出版人嚴搏非經營的季風書園與臺灣聯經公司有合作,他因此與對岸知識人多有接觸。他對記者說,「臺灣的知識人要比我們這兒誠懇,對知識有敬畏。中國這30年舊理想毀了,直接進入了一個以庸俗為正當的年代。本來我們就沒有知識貴族,傳統文人中自戀輕薄的那一面發展起來,對今天的社會風氣造成很大影響。有時候接觸對岸的知識人,他們身上儘管也有文人氣,但還是積極健康的那一面要多一些。」
傳統文化與現代社會格格不入
今天,無論走在上海、北京,或者臺北、高雄的大街上,青年女子多著牛仔褲,而且低腰,露一截子白肉——跟紐約、東京街頭齊步。那種腰際扣扣子、裁剪也體貼女性的中式長褲只有在唐裝工作室裏才能見到,但很昂貴。
麥當勞、可樂、動漫、遊戲機,全球青少年變得相似,文化差異性越來越小;成功、奮鬥、財務自由,這些關鍵字佔據了許多人的頭腦,價值觀愈發趨同。美國大學生講不出南北戰爭那段歷史,中國青年對「文革」一段恍若隔世,關注的只有當下和實用。比爾•蓋茨不僅締造了一個IT帝國,也在全球促生了一代或幾代知識結構單一、心靈單一的IT人。
龔鵬程認為,傳統文化與現代社會基本上是格格不入、甚至全面對立的。比如《老子》的精義是「守柔」、「無用」,儒家追求「明其道不計其功,正其義不計其利」,而後工業化時代的訴求是「做大做強」、「實用論」以及「工具理性」。當現代人無法面對與物質豐裕同時到來的心靈失衡時,「眼前無路想回頭」,於是重拾傳統,開始讀經。
事實上,近20多年來,臺灣遭遇與大陸同樣的問題:現代化。臺灣同樣人際關係疏離、家庭關係緊張、離婚率居高不下……臺灣新儒家近年來做了不少努力,如曾昭旭針對現代社會被扭曲的夫妻之倫,開設了愛情輔導課程,四處演講。龔鵬程說,畢竟「父慈子孝、兄友弟恭」是令人心生溫暖的可接受的價值觀。
「與傳統斷奶」
李登輝、陳水扁時代,去中國化的粗暴言論在島內四起,在龔鵬程看來,這反映了臺灣社會整體絕望的心態。因為大陸在70年代末、80年代初搞改革開放,由此走向世界,從此代表中國,而臺灣不再代表中國,它在複雜歷史背景下構建的中國夢破碎了,因此有一部分知識份子提出「尋找臺灣文化屬性與內涵」、「與傳統斷奶」,試圖與傳統文化拉開距離,撇清關係,甚至不惜打壓……凡此種種,皆有其歷史成因。

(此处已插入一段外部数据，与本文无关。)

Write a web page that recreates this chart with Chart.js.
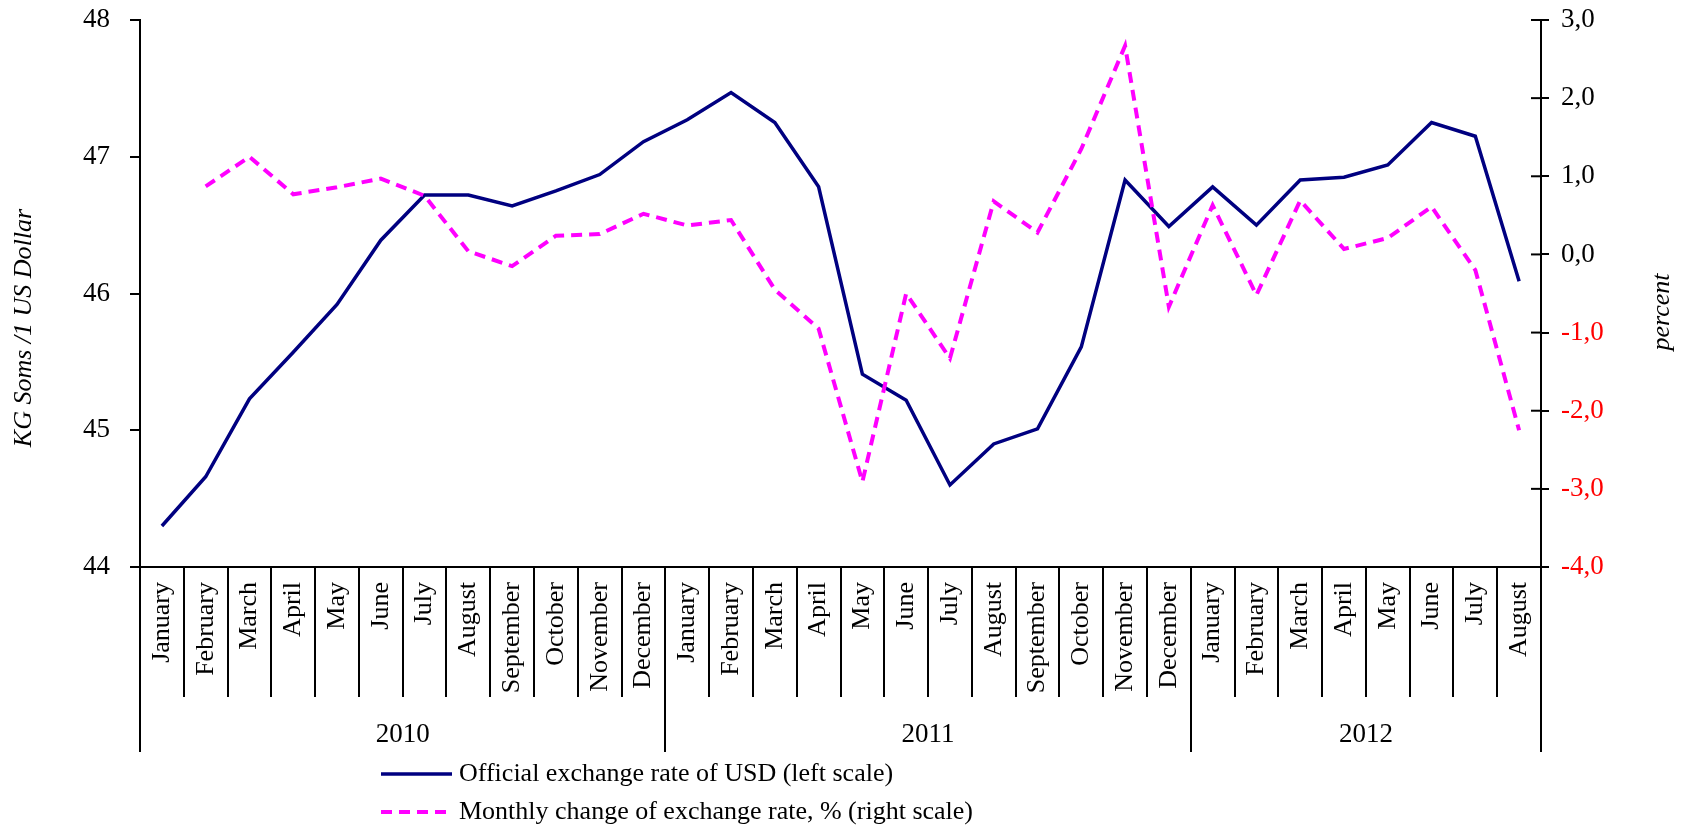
<!DOCTYPE html>
<html>
<head>
<meta charset="utf-8">
<script src="https://cdn.jsdelivr.net/npm/chart.js@4.4.1/dist/chart.umd.min.js"></script>
<style>
  html, body { margin: 0; padding: 0; background: #fff; }
  canvas { display: block; }
</style>
</head>
<body>
<canvas id="c" width="1690" height="831"></canvas>
<script>
// ---- data ----
const monthLabels = [
  'January','February','March','April','May','June','July','August','September','October','November','December',
  'January','February','March','April','May','June','July','August','September','October','November','December',
  'January','February','March','April','May','June','July','August'
];
const yearLabels = ['2010', '2011', '2012'];
const yearMonthCounts = [12, 12, 8];
const usdRate = [
  44.30, 44.66, 45.23, 45.57, 45.92, 46.39, 46.72, 46.72, 46.64, 46.75, 46.87, 47.11,
  47.27, 47.47, 47.25, 46.78, 45.41, 45.22, 44.60, 44.90, 45.01, 45.61, 46.83, 46.49,
  46.78, 46.50, 46.83, 46.85, 46.94, 47.25, 47.15, 46.09
];
const monthlyChange = [
  null, 0.87, 1.25, 0.77, 0.86, 0.97, 0.75, 0.04, -0.15, 0.24, 0.26, 0.52,
  0.37, 0.44, -0.45, -0.95, -2.91, -0.50, -1.33, 0.68, 0.28, 1.35, 2.67, -0.67,
  0.63, -0.52, 0.69, 0.07, 0.21, 0.61, -0.20, -2.25
];
const leftTickValues = [44, 45, 46, 47, 48];
const rightTickValues = [-4, -3, -2, -1, 0, 1, 2, 3];
const seriesNames = [
  'Official exchange rate of USD (left scale)',
  'Monthly change of exchange rate, % (right scale)'
];
const leftAxisTitle = 'KG Soms /1 US Dollar';
const rightAxisTitle = 'percent';

// ---- styling ----
const FONT = "'Liberation Serif', 'Times New Roman', serif";
Chart.defaults.font.family = FONT;
Chart.defaults.color = '#000';

const fmt = v => v.toFixed(1).replace('.', ',');
const noPad = s => { s.paddingTop = 0; s.paddingBottom = 0; s.paddingLeft = 0; s.paddingRight = 0; };

const decor = {
  id: 'decor',
  afterDraw(chart) {
    const { ctx } = chart;
    const x = chart.scales.x, y1 = chart.scales.y1;
    ctx.save();
    ctx.strokeStyle = '#000';
    ctx.lineWidth = 2;
    const axisY = x.top;
    // category separators (months short, years long)
    const bounds = [0];
    let acc = 0;
    yearMonthCounts.forEach(c => { acc += c; bounds.push(acc); });
    for (let k = 0; k <= monthLabels.length; k++) {
      const px = Math.round(x.getPixelForValue(k - 0.5));
      const len = bounds.includes(k) ? 185 : 130;
      ctx.beginPath();
      ctx.moveTo(px, axisY);
      ctx.lineTo(px, axisY + len);
      ctx.stroke();
    }
    // inner ticks on the right axis
    y1.ticks.forEach(t => {
      const py = y1.getPixelForValue(t.value);
      ctx.beginPath();
      ctx.moveTo(y1.left - 10, py);
      ctx.lineTo(y1.left, py);
      ctx.stroke();
    });
    // year labels
    ctx.fillStyle = '#000';
    ctx.font = '27px ' + FONT;
    ctx.textAlign = 'center';
    ctx.textBaseline = 'middle';
    yearLabels.forEach((lab, i) => {
      const a = x.getPixelForValue(bounds[i] - 0.5);
      const b = x.getPixelForValue(bounds[i + 1] - 0.5);
      ctx.fillText(lab, (a + b) / 2, axisY + 168);
    });
    // axis titles
    ctx.font = 'italic 26px ' + FONT;
    ctx.save();
    ctx.translate(24, 328);
    ctx.rotate(-Math.PI / 2);
    ctx.fillText(leftAxisTitle, 0, 0);
    ctx.restore();
    ctx.save();
    ctx.translate(1662, 312);
    ctx.rotate(-Math.PI / 2);
    ctx.fillText(rightAxisTitle, 0, 0);
    ctx.restore();
    // legend
    ctx.font = '26px ' + FONT;
    ctx.textAlign = 'left';
    const rows = [774, 812];
    chart.data.datasets.forEach((ds, i) => {
      const ry = rows[i];
      ctx.save();
      ctx.strokeStyle = ds.borderColor;
      ctx.lineWidth = ds.borderWidth;
      ctx.setLineDash(ds.borderDash || []);
      ctx.beginPath();
      ctx.moveTo(381, ry);
      ctx.lineTo(452, ry);
      ctx.stroke();
      ctx.restore();
      ctx.fillStyle = '#000';
      ctx.fillText(ds.label, 459, ry);
    });
    ctx.restore();
  }
};

new Chart(document.getElementById('c'), {
  type: 'line',
  data: {
    labels: monthLabels,
    datasets: [
      {
        label: seriesNames[0],
        data: usdRate,
        yAxisID: 'y',
        borderColor: '#000080',
        borderWidth: 3.5,
        pointRadius: 0,
        tension: 0,
        order: 1
      },
      {
        label: seriesNames[1],
        data: monthlyChange,
        yAxisID: 'y1',
        borderColor: '#FF00FF',
        borderWidth: 4,
        borderDash: [11, 7],
        pointRadius: 0,
        tension: 0,
        order: 0
      }
    ]
  },
  options: {
    responsive: false,
    animation: false,
    devicePixelRatio: 1,
    layout: { padding: { top: 20, left: 0, right: 0, bottom: 0 } },
    plugins: { legend: { display: false }, tooltip: { enabled: false } },
    scales: {
      x: {
        type: 'category',
        offset: true,
        grid: { display: false, drawTicks: false, drawOnChartArea: false },
        border: { display: true, color: '#000', width: 2 },
        ticks: {
          autoSkip: false, maxRotation: 90, minRotation: 90, padding: 15,
          color: '#000', font: { size: 26 }
        },
        afterFit: s => { s.height = 264; noPad(s); }
      },
      y: {
        position: 'left',
        min: 44, max: 48,
        afterBuildTicks: s => { s.ticks = leftTickValues.map(v => ({ value: v })); },
        grid: { drawOnChartArea: false, drawTicks: true, tickLength: 10, color: '#000', lineWidth: 2 },
        border: { display: true, color: '#000', width: 2 },
        ticks: { padding: 20, color: '#000', font: { size: 27 }, callback: v => String(v) },
        afterFit: s => { s.width = 140; noPad(s); }
      },
      y1: {
        position: 'right',
        min: -4, max: 3,
        afterBuildTicks: s => { s.ticks = rightTickValues.map(v => ({ value: v })); },
        grid: { drawOnChartArea: false, drawTicks: true, tickLength: 8, color: '#000', lineWidth: 2 },
        border: { display: true, color: '#000', width: 2 },
        ticks: {
          padding: 12, font: { size: 27 },
          color: c => (c.tick && c.tick.value < 0) ? '#FF0000' : '#000000',
          callback: v => fmt(v)
        },
        afterFit: s => { s.width = 149; noPad(s); }
      }
    }
  },
  plugins: [decor]
});
</script>
</body>
</html>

歷史上,中原文化也曾憑藉其強勢,以沙文主義姿態壓迫原住民文化(如高山族的山地文化、雅美族的海洋文化)和閩南人的區域文化,而族群、地域的歸屬感本是人之常情。臺灣中研院文哲研究所研究員彭小妍在著作中提到,沈從文從1929年起創作了一系列苗族故事,把苗族社會描寫成理想世界,批判漢人文明對自然和人性的扭曲。夏志清在60年代曾說它們「脫離現實,不值一評」。然而,1980年代沈從文公開了他的苗族身世,這些文本便展示了全新的意義。
龔鵬程說,80年代後,本已淡化的民族主義情緒被激化,去中國化成為政治操作的手段;而民主化成為現代化的標幟。「可是撥開表層的符號與形式,我們就會看到分類械鬥、地域宗親組織與觀念、地方豪族與紳權、宗教動員、黑社會幫派運作等傳統社會的那些東西。而那些傳統的組織及運作模式,在大陸大抵久已不存了。也就是說,中華文化在臺灣,還不只是一種靈魂氣候的存在,它還有社會實體組織性存在的基礎。這些社會性存在,也會有些變貌,以符合新時代之需。但就像臺式日本料理一樣,看起來是日式的,吃在嘴裏,卻不折不扣是中國東西。」
在今天的臺灣,知識份子的分流比較清晰:一部分對傳統文化有割不斷、理還亂的眷戀,其中一些選擇到大陸發展;很大一部分在苦苦尋找「臺灣自己的文化」,在夾雜了漢語、客家話、閩南話、片假名、英語的近代文史資料裏打轉;另一部分,是「非斷奶不可」的強硬派。